**RECORDED DATA**.

^^^^^^^^^^^^^^^^

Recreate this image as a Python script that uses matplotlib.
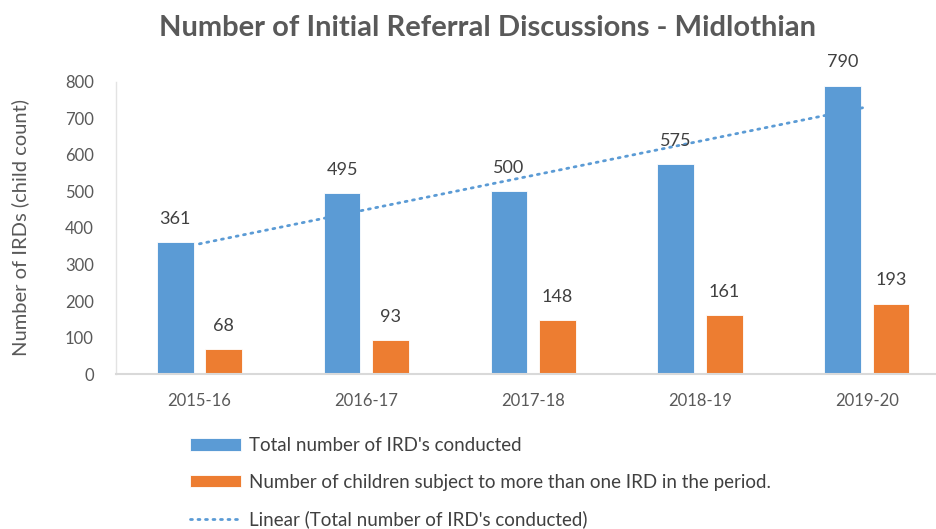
import matplotlib
matplotlib.use('Agg')
import matplotlib.pyplot as plt
import numpy as np

plt.rcParams['font.family'] = ['Lato', 'DejaVu Sans']

# data
years = ['2015-16', '2016-17', '2017-18', '2018-19', '2019-20']
total_irds = [361, 495, 500, 575, 790]
repeat_children = [68, 93, 148, 161, 193]

label_total = "Total number of IRD's conducted"
label_repeat = "Number of children subject to more than one IRD in the period."
label_trend = "Linear (Total number of IRD's conducted)"

blue = '#5B9BD5'
orange = '#ED7D31'
grey = '#595959'

fig = plt.figure(figsize=(9.37, 5.29), dpi=100)
ax = fig.add_axes([0.1238, 0.293, 0.8762, 0.552])

x = np.arange(len(years))
w = 0.22
off = 0.145
b1 = ax.bar(x - off, total_irds, w, color=blue, edgecolor='white', linewidth=0.6,
            label=label_total, zorder=2)
b2 = ax.bar(x + off, repeat_children, w, color=orange, edgecolor='white', linewidth=0.6,
            label=label_repeat, zorder=2)

# linear trendline fitted over the blue series
coef = np.polyfit(x, total_irds, 1)
trend_line, = ax.plot(x, np.polyval(coef, x), linestyle=(0, (0.7, 2.0)), color=blue,
                      linewidth=2.0, dash_capstyle='round', label=label_trend, zorder=3)

for bars, vals in ((b1, total_irds), (b2, repeat_children)):
    for rect, v in zip(bars, vals):
        ax.annotate(str(v), (rect.get_x() + rect.get_width() / 2, v),
                    xytext=(0, 11), textcoords='offset points',
                    ha='center', va='bottom', fontsize=13, color='#404040')

ax.set_xlim(-0.5, 4.42)
ax.set_ylim(0, 800)
ax.set_yticks(np.arange(0, 801, 100))
ax.set_xticks(x)
ax.set_xticklabels(years)
ax.tick_params(axis='both', length=0, labelsize=12, colors=grey)
ax.tick_params(axis='x', pad=14)
ax.tick_params(axis='y', pad=16)

for s in ('top', 'right'):
    ax.spines[s].set_visible(False)
ax.spines['left'].set_color('#e3e3e3')
ax.spines['left'].set_linewidth(1)
ax.spines['bottom'].set_color('#d9d9d9')
ax.spines['bottom'].set_linewidth(1.5)

ax.set_ylabel('Number of IRDs (child count)', fontsize=14.5, color=grey)
ax.yaxis.set_label_coords(-0.106, 0.5)

fig.text(0.52, 0.948, 'Number of Initial Referral Discussions - Midlothian',
         ha='center', va='center', fontsize=21, fontweight='bold', color=grey)

leg = fig.legend(handles=[b1, b2, trend_line], loc='upper left',
                 bbox_to_anchor=(0.195, 0.188), frameon=False, fontsize=13.5,
                 labelspacing=1.05, handlelength=2.7, handleheight=0.65,
                 handletextpad=0.45, borderaxespad=0)
for t in leg.get_texts():
    t.set_color('#404040')

fig.savefig('out.png', dpi=100)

^^^^^^^^^^^^^^^^

**DIRECTION**. Up to and including the line with "ax = fig.add_axes([0.1238, 0.293, 0.8762, 0.552])", copy the data above from its first line. Skip pictures.

**THE SOLUTION**.
Recreate this image as a Python script that uses matplotlib.
import matplotlib
matplotlib.use('Agg')
import matplotlib.pyplot as plt
import numpy as np

plt.rcParams['font.family'] = ['Lato', 'DejaVu Sans']

# data
years = ['2015-16', '2016-17', '2017-18', '2018-19', '2019-20']
total_irds = [361, 495, 500, 575, 790]
repeat_children = [68, 93, 148, 161, 193]

label_total = "Total number of IRD's conducted"
label_repeat = "Number of children subject to more than one IRD in the period."
label_trend = "Linear (Total number of IRD's conducted)"

blue = '#5B9BD5'
orange = '#ED7D31'
grey = '#595959'

fig = plt.figure(figsize=(9.37, 5.29), dpi=100)
ax = fig.add_axes([0.1238, 0.293, 0.8762, 0.552])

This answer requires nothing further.